7th Affirmative Defense (Unclean Hands)

 

Plaintiff demurs to the 7th Affirmative Defense based on Unclean Hands. Plaintiff argues that, as a matter of law, the Unclean Hands Defense is an inapplicable to statutory violations. Thus, the 7th Affirmative Defense fails as a matter of law with respect to the Plaintiff’s 1st Cause of Action for Declaratory Relief pursuant to Civil Procedure Code section 1060, et. seq., and Business and Professions Code section 16600, et seq., (declaratory relief regarding contract in restraint of profession, trade, or business) and Business and Professions Code section 17200, et. seq. (unfair competition law).

 

With respect to the 1st Cause of Action, Plaintiff cites to Brown v. TGS Management Company, LLC (2020) 57 Cal.App.5th 303. In that case, the Court of Appeal determined that an unclean hands defense could not be used to defeat a claim under Section 16600 that a contract was “void or against public policy”. (Id. at pp. 319-320.) This ruling forecloses the possibility that the unclean hands defense may be asserted against the 1st Cause of Action for Declaratory Relief under Section 16600.

 

With respect to the 2nd Cause of Action, “Courts have long held that the equitable defense of unclean hands is not a defense to an unfair trade or business practices claim based on violation of a statute.” (Ticconi v. Blue Shield of California Life & Health Ins. Co. (2008) 160 Cal.App.4th 528, 543.) “To allow such a defense would be to judicially sanction the defendant for engaging in an act declared by statute to be void or against public policy.” (Ibid.; see also Ghory v. Al–Lahham (1989) 209 Cal.App.3d 1487, 1492 “[p]rinciples of equity cannot be used to avoid a statutory mandate.”].)

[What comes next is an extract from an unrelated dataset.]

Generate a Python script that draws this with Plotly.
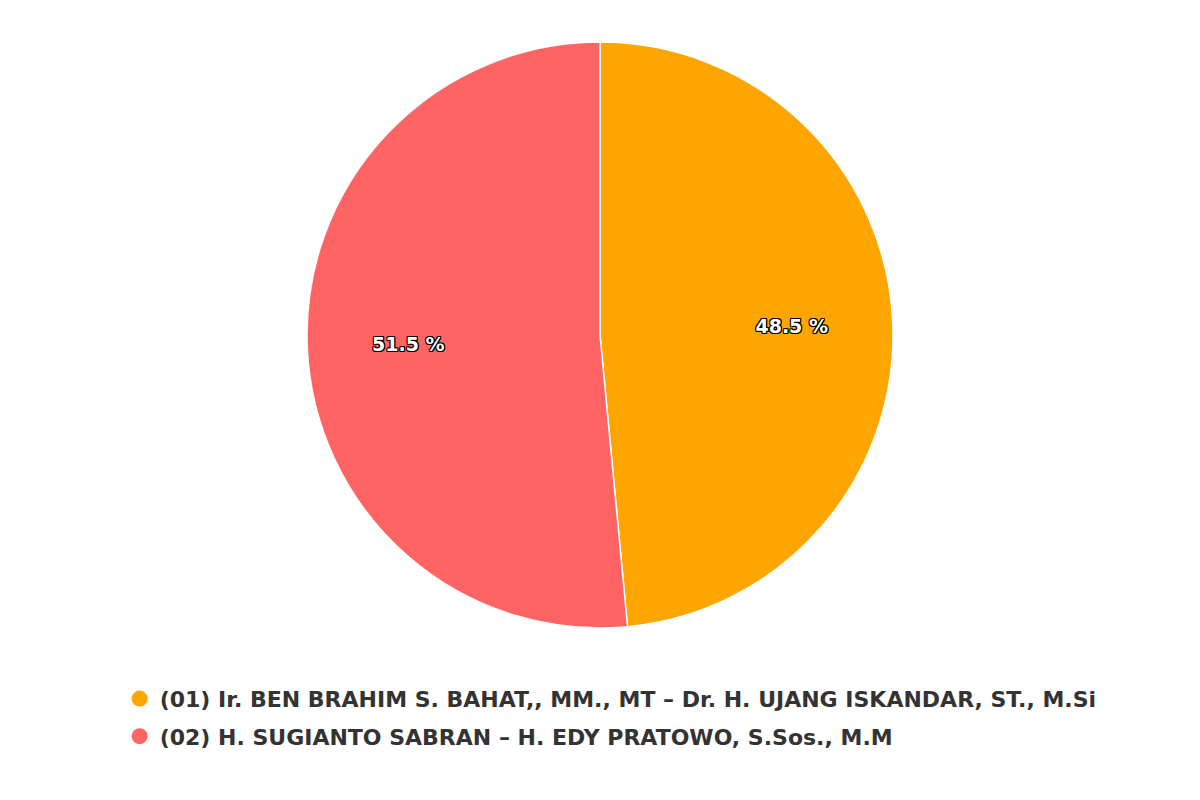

However, as the Court of Appeal went on to explain in Ticconi v. Blue Shield of California Life & Health Ins. Co., “[the] Supreme Court held that the equities may be considered when the trial court exercises its discretion to fashion a remedy under Business and Professions Code section 17203.” (Ticconi v. Blue Shield of California Life & Health Ins. Co., supra, 160 Cal.App.4th at p. 544, italics original.)

 

While, “equitable defenses may not be asserted to wholly defeat a UCL claim since such claims arise out of unlawful conduct[,] [i]t does not follow, however, that equitable considerations may not guide the court's discretion in fashioning the equitable remedies authorized by section 17203.” (Cortez v. Purolator Air Filtration Products Co. (2000) 23 Cal.4th 163, 179.) As the Supreme Court explained, “[a] court cannot properly exercise an equitable power without consideration of the equities on both sides of a dispute.” (Id. at p. 180.)

 

“Therefore, in addition to those defenses which might be asserted to a charge of violation of the statute that underlies a UCL action, a UCL defendant may assert equitable considerations. In deciding whether to grant the remedy or remedies sought by a UCL plaintiff, the court must permit the defendant to offer such considerations.” (Id. at pp. 180–181.)

 

Therefore, while Defendants’ unclean hands affirmative defense may not be used to wholly defeat the 2nd Cause of Action, Defendants may still allege the affirmative defense as an equitable consideration in fashioning a remedy for a violation of Section 17200 et seq. Just as other affirmative defenses such as comparative fault, indemnity, and failure to mitigate may not wholly eliminate liability but may reduce it, the equitable defense of unclean hands may be considered in reducing any remedy ordered for Plaintiff’s Unfair Competition Law claim.

 

“A demurrer must dispose of an entire cause of action to be sustained.” (Fremont Indemnity Co. v. Fremont General Corp. (2007) 148 Cal.App.4th 97, 119.) “Thus, a court must overrule a demurrer to a cause of action if it is based on at least one viable theory of liability.” (Thompson v. Spitzer (2023) 90 Cal.App.5th 436, 452.) The same rule should apply to demurrers to a defense. Because Plaintiff’s argument does not dispose of the unclean hands argument in its entirety and because there is at least one viable theory upon which that defense may be asserted, the court must overrule the demurrer to the 7th Affirmative Defense.

 

Defendants shall give notice of this ruling.